Task description:
Please output every line of the material as it stands, without the pictures.
☆ ☆ ☆ ☆ ☆
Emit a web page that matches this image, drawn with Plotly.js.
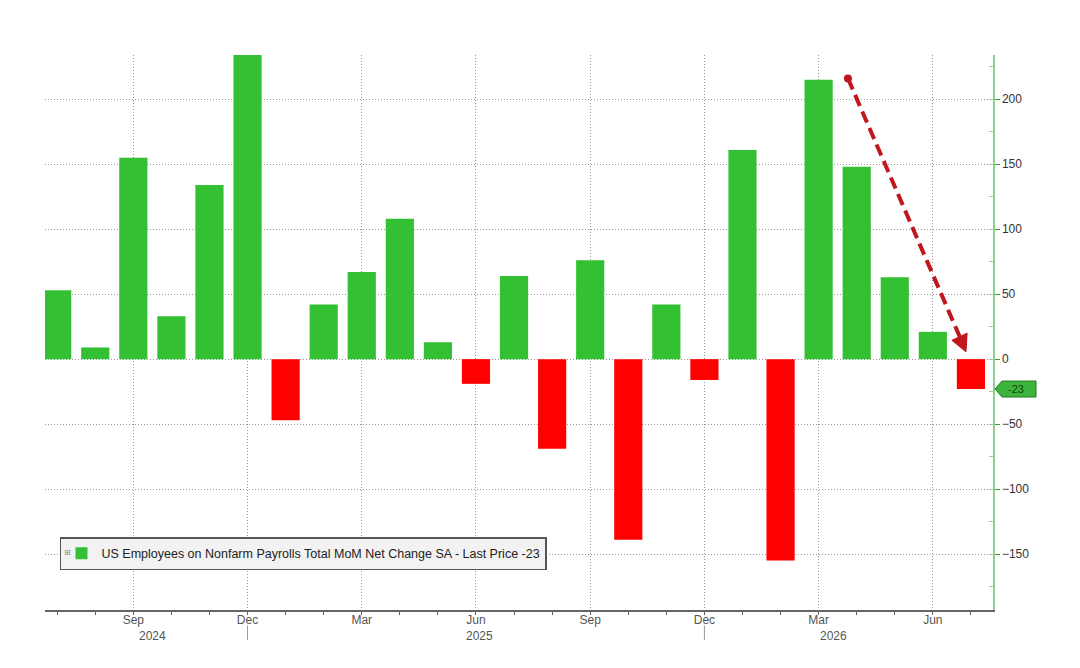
<!DOCTYPE html>
<html>
<head>
<meta charset="utf-8">
<script src="https://cdn.plot.ly/plotly-3.0.1.min.js"></script>
<style>html,body{margin:0;padding:0;background:#fff;}#chart{width:1080px;height:668px;}</style>
</head>
<body>
<div id="chart"></div>
<script>
// Months (Jul 2024 .. Jul 2026)
var months = ["Jul 2024","Aug 2024","Sep 2024","Oct 2024","Nov 2024","Dec 2024",
  "Jan 2025","Feb 2025","Mar 2025","Apr 2025","May 2025","Jun 2025",
  "Jul 2025","Aug 2025","Sep 2025","Oct 2025","Nov 2025","Dec 2025",
  "Jan 2026","Feb 2026","Mar 2026","Apr 2026","May 2026","Jun 2026","Jul 2026"];
// MoM net change (thousands)
var values = [53, 9, 155, 33, 134, 234,
  -47, 42, 67, 108, 13, -19,
  64, -69, 76, -139, 42, -16,
  161, -155, 215, 148, 63, 21, -23];
var tickMonths = ["Sep 2024","Dec 2024","Mar 2025","Jun 2025","Sep 2025","Dec 2025","Mar 2026","Jun 2026"];
var tickLabels = ["Sep","Dec","Mar","Jun","Sep","Dec","Mar","Jun"];
var yearLabels = ["2024","2025","2026"];
var yearLabelMonths = ["Sep 2024","Jun 2025","Mar 2026"];
var yearSepMonths = ["Dec 2024","Dec 2025"];
var seriesName = "US Employees on Nonfarm Payrolls Total MoM Net Change SA - Last Price -23";
var lastValue = -23;

var GREEN = "#33c133", RED = "#ff0000";
var xIdx = months.map(function(m, i){ return i; });
var colors = values.map(function(v){ return v >= 0 ? GREEN : RED; });
var xmin = -0.32, xmax = 24.58, ymin = -193, ymax = 234;
function xp(i){ return (i - xmin) / (xmax - xmin); }
function yp(v){ return (v - ymin) / (ymax - ymin); }

var trace = {
  type: "bar", x: xIdx, y: values, name: seriesName,
  marker: {color: colors, line: {width: 0}}, width: 0.74,
  hoverinfo: "x+y", showlegend: true
};

var annotations = [];
yearLabels.forEach(function(t, k){
  annotations.push({xref: "paper", yref: "paper", x: xp(months.indexOf(yearLabelMonths[k]) + (k === 2 ? 0.8 : 0.1)), y: -0.046,
    text: t, showarrow: false, font: {family: "Liberation Sans, Arial, sans-serif", size: 12, color: "#555"}, yanchor: "middle"});
});
// last value tag
annotations.push({xref: "paper", yref: "paper", x: 1.024, y: yp(lastValue), text: String(lastValue),
  showarrow: false, font: {family: "Liberation Sans, Arial, sans-serif", size: 11, color: "#0b4a0b"}, xanchor: "center", yanchor: "middle"});
// legend icon
annotations.push({xref: "paper", yref: "paper", x: 0.0235, y: 0.104, text: "⊞", showarrow: false,
  font: {family: "DejaVu Sans", size: 8, color: "#888"}, xanchor: "center", yanchor: "middle"});

var shapes = [];
yearSepMonths.forEach(function(m){
  var p = xp(months.indexOf(m));
  shapes.push({type: "line", xref: "paper", yref: "paper", x0: p, x1: p, y0: -0.028, y1: -0.054, line: {color: "#999", width: 1}});
});
// tag shape
var ty = yp(lastValue), th = 8 / 555;
var px1 = 1 + 2/948, px2 = 1 + 9/948, px3 = 1 + 43/948;
shapes.push({type: "path", xref: "paper", yref: "paper",
  path: "M " + px1 + "," + ty + " L " + px2 + "," + (ty + th) + " L " + px3 + "," + (ty + th) + " L " + px3 + "," + (ty - th) + " L " + px2 + "," + (ty - th) + " Z",
  fillcolor: "#3cb43c", line: {color: "#237a23", width: 1}});
// dashed trend arrow
var AR = "#c0161e";
shapes.push({type: "line", xref: "x", yref: "y", x0: 20.77, y0: 216, x1: 23.71, y1: 17, line: {color: AR, width: 4, dash: "12px,6px"}});
shapes.push({type: "circle", xref: "x", yref: "y", xsizemode: "pixel", ysizemode: "pixel", xanchor: 20.77, yanchor: 216,
  x0: -4, x1: 4, y0: -4, y1: 4, fillcolor: AR, line: {width: 0}});
shapes.push({type: "path", xref: "x", yref: "y", path: "M 23.87,5.6 L 23.90,20 L 23.50,14.5 Z", fillcolor: AR, line: {color: AR, width: 1}});

var layout = {
  width: 1080, height: 668,
  margin: {l: 45, r: 87, t: 55, b: 58, pad: 0},
  paper_bgcolor: "#ffffff", plot_bgcolor: "#ffffff",
  font: {family: "Liberation Sans, Arial, sans-serif", size: 12, color: "#444"},
  bargap: 0.26,
  xaxis: {
    range: [xmin, xmax], showline: true, linecolor: "#666", linewidth: 1.5,
    tickmode: "array", tickvals: tickMonths.map(function(m){ return months.indexOf(m); }), ticktext: tickLabels,
    ticks: "outside", ticklen: 3, tickcolor: "#666", ticklabelstandoff: -5,
    showgrid: true, gridcolor: "#9a9a9a", griddash: "1px,2px", gridwidth: 1,
    zeroline: false, tickfont: {size: 12, color: "#555"},
    minor: {tickmode: "linear", tick0: 0, dtick: 1, ticks: "outside", ticklen: 3, tickcolor: "#666", showgrid: false}
  },
  yaxis: {
    range: [ymin, ymax], side: "right", showline: true, linecolor: "#8fd08f", linewidth: 1.5,
    tickmode: "linear", tick0: 0, dtick: 50, ticks: "outside", ticklen: 5, tickcolor: "#3a9a3a",
    showgrid: true, gridcolor: "#9a9a9a", griddash: "1px,2px", gridwidth: 1,
    zeroline: false, tickfont: {size: 12, color: "#333"},
    minor: {tick0: 0, dtick: 25, ticks: "inside", ticklen: 4, tickcolor: "#8fd08f", showgrid: false}
  },
  showlegend: true,
  legend: {x: 0.0158, y: 0.1315, xanchor: "left", yanchor: "top", bgcolor: "#f2f2f2", bordercolor: "#555", borderwidth: 1.5,
    font: {size: 12.5, color: "#222"}, itemwidth: 30},
  annotations: annotations,
  shapes: shapes
};
Plotly.newPlot("chart", [trace], layout, {displayModeBar: false, staticPlot: true});
</script>
</body>
</html>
☆ ☆ ☆ ☆ ☆
Worked answer:
Emit a web page that matches this image, drawn with Plotly.js.
<!DOCTYPE html>
<html>
<head>
<meta charset="utf-8">
<script src="https://cdn.plot.ly/plotly-3.0.1.min.js"></script>
<style>html,body{margin:0;padding:0;background:#fff;}#chart{width:1080px;height:668px;}</style>
</head>
<body>
<div id="chart"></div>
<script>
// Months (Jul 2024 .. Jul 2026)
var months = ["Jul 2024","Aug 2024","Sep 2024","Oct 2024","Nov 2024","Dec 2024",
  "Jan 2025","Feb 2025","Mar 2025","Apr 2025","May 2025","Jun 2025",
  "Jul 2025","Aug 2025","Sep 2025","Oct 2025","Nov 2025","Dec 2025",
  "Jan 2026","Feb 2026","Mar 2026","Apr 2026","May 2026","Jun 2026","Jul 2026"];
// MoM net change (thousands)
var values = [53, 9, 155, 33, 134, 234,
  -47, 42, 67, 108, 13, -19,
  64, -69, 76, -139, 42, -16,
  161, -155, 215, 148, 63, 21, -23];
var tickMonths = ["Sep 2024","Dec 2024","Mar 2025","Jun 2025","Sep 2025","Dec 2025","Mar 2026","Jun 2026"];
var tickLabels = ["Sep","Dec","Mar","Jun","Sep","Dec","Mar","Jun"];
var yearLabels = ["2024","2025","2026"];
var yearLabelMonths = ["Sep 2024","Jun 2025","Mar 2026"];
var yearSepMonths = ["Dec 2024","Dec 2025"];
var seriesName = "US Employees on Nonfarm Payrolls Total MoM Net Change SA - Last Price -23";
var lastValue = -23;

var GREEN = "#33c133", RED = "#ff0000";
var xIdx = months.map(function(m, i){ return i; });
var colors = values.map(function(v){ return v >= 0 ? GREEN : RED; });
var xmin = -0.32, xmax = 24.58, ymin = -193, ymax = 234;
function xp(i){ return (i - xmin) / (xmax - xmin); }
function yp(v){ return (v - ymin) / (ymax - ymin); }

var trace = {
  type: "bar", x: xIdx, y: values, name: seriesName,
  marker: {color: colors, line: {width: 0}}, width: 0.74,
  hoverinfo: "x+y", showlegend: true
};

var annotations = [];
yearLabels.forEach(function(t, k){
  annotations.push({xref: "paper", yref: "paper", x: xp(months.indexOf(yearLabelMonths[k]) + (k === 2 ? 0.8 : 0.1)), y: -0.046,
    text: t, showarrow: false, font: {family: "Liberation Sans, Arial, sans-serif", size: 12, color: "#555"}, yanchor: "middle"});
});
// last value tag
annotations.push({xref: "paper", yref: "paper", x: 1.024, y: yp(lastValue), text: String(lastValue),
  showarrow: false, font: {family: "Liberation Sans, Arial, sans-serif", size: 11, color: "#0b4a0b"}, xanchor: "center", yanchor: "middle"});
// legend icon
annotations.push({xref: "paper", yref: "paper", x: 0.0235, y: 0.104, text: "⊞", showarrow: false,
  font: {family: "DejaVu Sans", size: 8, color: "#888"}, xanchor: "center", yanchor: "middle"});

var shapes = [];
yearSepMonths.forEach(function(m){
  var p = xp(months.indexOf(m));
  shapes.push({type: "line", xref: "paper", yref: "paper", x0: p, x1: p, y0: -0.028, y1: -0.054, line: {color: "#999", width: 1}});
});
// tag shape
var ty = yp(lastValue), th = 8 / 555;
var px1 = 1 + 2/948, px2 = 1 + 9/948, px3 = 1 + 43/948;
shapes.push({type: "path", xref: "paper", yref: "paper",
  path: "M " + px1 + "," + ty + " L " + px2 + "," + (ty + th) + " L " + px3 + "," + (ty + th) + " L " + px3 + "," + (ty - th) + " L " + px2 + "," + (ty - th) + " Z",
  fillcolor: "#3cb43c", line: {color: "#237a23", width: 1}});
// dashed trend arrow
var AR = "#c0161e";
shapes.push({type: "line", xref: "x", yref: "y", x0: 20.77, y0: 216, x1: 23.71, y1: 17, line: {color: AR, width: 4, dash: "12px,6px"}});
shapes.push({type: "circle", xref: "x", yref: "y", xsizemode: "pixel", ysizemode: "pixel", xanchor: 20.77, yanchor: 216,
  x0: -4, x1: 4, y0: -4, y1: 4, fillcolor: AR, line: {width: 0}});
shapes.push({type: "path", xref: "x", yref: "y", path: "M 23.87,5.6 L 23.90,20 L 23.50,14.5 Z", fillcolor: AR, line: {color: AR, width: 1}});

var layout = {
  width: 1080, height: 668,
  margin: {l: 45, r: 87, t: 55, b: 58, pad: 0},
  paper_bgcolor: "#ffffff", plot_bgcolor: "#ffffff",
  font: {family: "Liberation Sans, Arial, sans-serif", size: 12, color: "#444"},
  bargap: 0.26,
  xaxis: {
    range: [xmin, xmax], showline: true, linecolor: "#666", linewidth: 1.5,
    tickmode: "array", tickvals: tickMonths.map(function(m){ return months.indexOf(m); }), ticktext: tickLabels,
    ticks: "outside", ticklen: 3, tickcolor: "#666", ticklabelstandoff: -5,
    showgrid: true, gridcolor: "#9a9a9a", griddash: "1px,2px", gridwidth: 1,
    zeroline: false, tickfont: {size: 12, color: "#555"},
    minor: {tickmode: "linear", tick0: 0, dtick: 1, ticks: "outside", ticklen: 3, tickcolor: "#666", showgrid: false}
  },
  yaxis: {
    range: [ymin, ymax], side: "right", showline: true, linecolor: "#8fd08f", linewidth: 1.5,
    tickmode: "linear", tick0: 0, dtick: 50, ticks: "outside", ticklen: 5, tickcolor: "#3a9a3a",
    showgrid: true, gridcolor: "#9a9a9a", griddash: "1px,2px", gridwidth: 1,
    zeroline: false, tickfont: {size: 12, color: "#333"},
    minor: {tick0: 0, dtick: 25, ticks: "inside", ticklen: 4, tickcolor: "#8fd08f", showgrid: false}
  },
  showlegend: true,
  legend: {x: 0.0158, y: 0.1315, xanchor: "left", yanchor: "top", bgcolor: "#f2f2f2", bordercolor: "#555", borderwidth: 1.5,
    font: {size: 12.5, color: "#222"}, itemwidth: 30},
  annotations: annotations,
  shapes: shapes
};
Plotly.newPlot("chart", [trace], layout, {displayModeBar: false, staticPlot: true});
</script>
</body>
</html>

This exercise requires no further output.